By Andrew Cremata

Skagway is not known for its silver salmon fishing. In fact, most Skagway residents are surprised to find out there’s any coho run at all. Their lack of notoriety probably has something to do with their scarcity. Plus, they’re often challenging to catch. 

By Alaskan standards, Skagway’s run of coho is almost laughable. In Sitka, streams and creeks turn black with fish. In Skagway, the few silvers that manage to make it all the way to the northernmost point of the Lynn Canal are hidden in silty, muddy water. On rare occasions when coho are visible, they usually won’t bite.

Most Skagway residents are surprised to learn that every year there are coho in the Skagway River, Taiya River and Pullen Creek. They can be found in lazy shallow backwaters, deep pools and meandering back-currents where river branches converge. Often, silvers are accompanied by spawning Dolly Varden, eager to bite when coho action is slow. 

From year to year, Skagway’s rivers change in dynamic ways, which means that finding fish is always a challenge. Rain reduces visibility, which makes it impossible for silvers to see a lure more than one inch away. If Skagway gets a lot of rain during the fall, catching coho is impossible. 

Most anglers would dismiss Skagway as a fall fishing destination but I disagree with this assessment. Catching coho out of a more typical Alaskan fishing river or stream doesn’t take any particular skill. Simply show up with a fishing rod and a hook and cast out into the teeming mass of fish. 

Catching coho in Skagway involves patience, experimentation and hard work. A successful angler must be able to read the water as the flow of the river fluctuates from day to day. They must be able to cast with precision into tight spaces, under hanging foliage and within inches of the opposite shore. Hooking a fish often means fighting it out of strong current, and around fallen trees and other types of submerged debris. 

If you can catch a coho in Skagway, you can catch a coho anywhere. 

Don’t get me wrong, I love catching coho on every cast like every other fisherman on the planet, but when fish aren’t biting I have a trick up my sleeve…

I’ve fished for coho in Skagway, Alaska, which means I’ve worked endless miles of shoreline in bad weather searching for fish that may or may not be present. 

This year was especially challenging. Back to back atmospheric rivers and gale-force winds made fall coho fishing more of a survival experience. 

In late September, I stood beneath a cottonwood tree, using it as a wind block while casting toward an eddy covered with fallen leaves that floated in circles with the current. I heard something snap above my head and before I could look up, a thick branch hit me on the shoulder with enough force to cause pain. 

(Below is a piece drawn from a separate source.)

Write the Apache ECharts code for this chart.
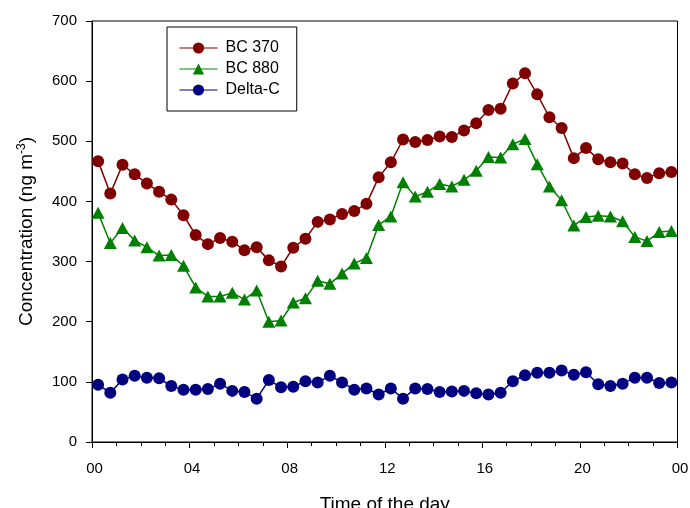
<!DOCTYPE html>
<html>
<head>
<meta charset="utf-8">
<script src="https://cdn.jsdelivr.net/npm/echarts@6/dist/echarts.min.js"></script>
<style>html,body{margin:0;padding:0;background:#fff}#c{width:690px;height:508px}</style>
</head>
<body>
<div id="c"></div>
<script>
const hours = [0.25,0.75,1.25,1.75,2.25,2.75,3.25,3.75,4.25,4.75,5.25,5.75,6.25,6.75,7.25,7.75,
  8.25,8.75,9.25,9.75,10.25,10.75,11.25,11.75,12.25,12.75,13.25,13.75,14.25,14.75,15.25,15.75,
  16.25,16.75,17.25,17.75,18.25,18.75,19.25,19.75,20.25,20.75,21.25,21.75,22.25,22.75,23.25,23.75];
const bc370 = [467,413,461,445,430,416,403,377,344,329,339,333,319,324,302,292,
  323,338,366,370,379,384,396,440,465,503,499,502,508,507,518,530,
  552,554,596,613,578,540,522,472,489,470,465,463,445,439,447,449];
const bc880 = [381,331,356,335,324,310,311,293,257,242,242,248,237,252,200,202,
  232,239,268,263,280,297,306,361,375,432,408,416,429,425,436,451,
  474,473,495,504,462,425,402,360,374,376,375,367,341,334,349,351];
const deltaC = [95,82,104,110,107,106,93,87,87,88,97,85,83,72,103,91,
  92,101,99,110,99,87,89,79,89,72,89,88,83,84,85,81,
  79,82,101,111,115,115,119,112,116,96,93,97,107,107,98,99];
const xTickLabels = {0:'00',4:'04',8:'08',12:'12',16:'16',20:'20',24:'00'};

const pair = a => a.map((v,i)=>[hours[i], v]);
const font = 'Arial, "Liberation Sans", sans-serif';
const chart = echarts.init(document.getElementById('c'));
chart.setOption({
  animation: false,
  backgroundColor: '#fff',
  grid: {left: 92, right: 12.5, top: 21, bottom: 66, containLabel: false, outerBoundsMode: 'none',
         show: true, borderColor: '#000', borderWidth: 1, backgroundColor: 'transparent'},
  legend: {
    orient: 'vertical', left: 167, top: 27,
    borderColor: '#000', borderWidth: 1,
    padding: [13, 17, 13, 12],
    itemWidth: 38, itemHeight: 14, itemGap: 5,
    lineStyle: {width: 1},
    textStyle: {fontFamily: font, fontSize: 16, color: '#000', padding: [0,0,0,3]},
    data: ['BC 370','BC 880','Delta-C']
  },
  xAxis: {
    type: 'value', min: 0, max: 24, interval: 4,
    axisLine: {lineStyle: {color: '#000', width: 1}},
    axisTick: {length: 6, lineStyle: {color: '#000'}},
    minorTick: {show: true, splitNumber: 4, length: 4, lineStyle: {color: '#000'}},
    splitLine: {show: false},
    axisLabel: {fontFamily: font, fontSize: 15, color: '#000', margin: 19, padding: [0,0,0,5], formatter: v => xTickLabels[v]},
    name: 'Time of the day', nameLocation: 'middle', nameGap: 53,
    nameTextStyle: {fontFamily: font, fontSize: 19, color: '#000'}
  },
  yAxis: {
    type: 'value', min: 0, max: 700, interval: 100,
    axisLine: {show: true, lineStyle: {color: '#000', width: 1}},
    axisTick: {show: true, length: 6, lineStyle: {color: '#000'}},
    splitLine: {show: false},
    axisLabel: {fontFamily: font, fontSize: 15, color: '#000', margin: 15},
    name: '{a|Concentration (ng m}{b|-3}{a|)}', nameLocation: 'middle', nameGap: 55,
    nameTextStyle: {
      rich: {
        a: {fontFamily: font, fontSize: 19, color: '#000'},
        b: {fontFamily: font, fontSize: 12, color: '#000', verticalAlign: 'top', padding: [0,0,9,0]}
      }
    }
  },
  series: [
    {name: 'BC 370', type: 'line', data: pair(bc370), symbol: 'circle', symbolSize: 12,
     itemStyle: {color: '#800000'}, lineStyle: {color: '#800000', width: 1.5}},
    {name: 'BC 880', type: 'line', data: pair(bc880), symbol: 'triangle', symbolSize: [13, 12],
     itemStyle: {color: '#008000'}, lineStyle: {color: '#008000', width: 1.5}},
    {name: 'Delta-C', type: 'line', data: pair(deltaC), symbol: 'circle', symbolSize: 12,
     itemStyle: {color: '#000080'}, lineStyle: {color: '#000080', width: 1.5}}
  ]
});
</script>
</body>
</html>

My dog, Rufus, ran out from under the tree and chose instead to stand in the rain. I chose to stay beneath the tree because the fish were biting and I prefer nursing bruises to wet clothes. At least one of us has his priorities straight.

That day also happened to be my birthday. I caught two large coho and posted a photo on social media. Over the next few days, no less than a dozen people asked me where I caught the two salmon. 

“Skagway,” I answered.

“Skagway?! I didn’t know there were silvers in Skagway. Where did you catch them?”

Leaning in, I whispered, “In one of the most guarded, secret fishing holes in Skagway.”

After glancing around to make sure nobody was listening, I whispered, ‘Pullen Pond.”

If you truly want to keep a fishing hole secret, it’s always best to be entirely honest about its location because nobody trusts a fisherman. 

There is a point during every fall when I know the last fish has been caught before winter sets in. Some years, the last fish is a lake trout in the Yukon. In other years, it’s a northern pike in British Columbia. This year my last fish was dime-bright 

October Skagway coho.

A few days later, the Pullen coho that managed to escape the pond were spawning upstream, adored in their brown and red spawning colors, dancing to unheard rhythms that predate man. 

I shared one of my fresh filets with friends leaving Skagway for the winter, maybe longer. Sure, the fish will return next spring but the river will most certainly be different. 

Cycles always renew but every summer lives and dies on its own.  

It’s fall in Skagway and fishing rods hang quietly in the shed. The last salmon takes its final breath. Salmon eggs lay quietly nestled in the gravel of Pullen Creek. 

Soon, our dreams of spring will all come true.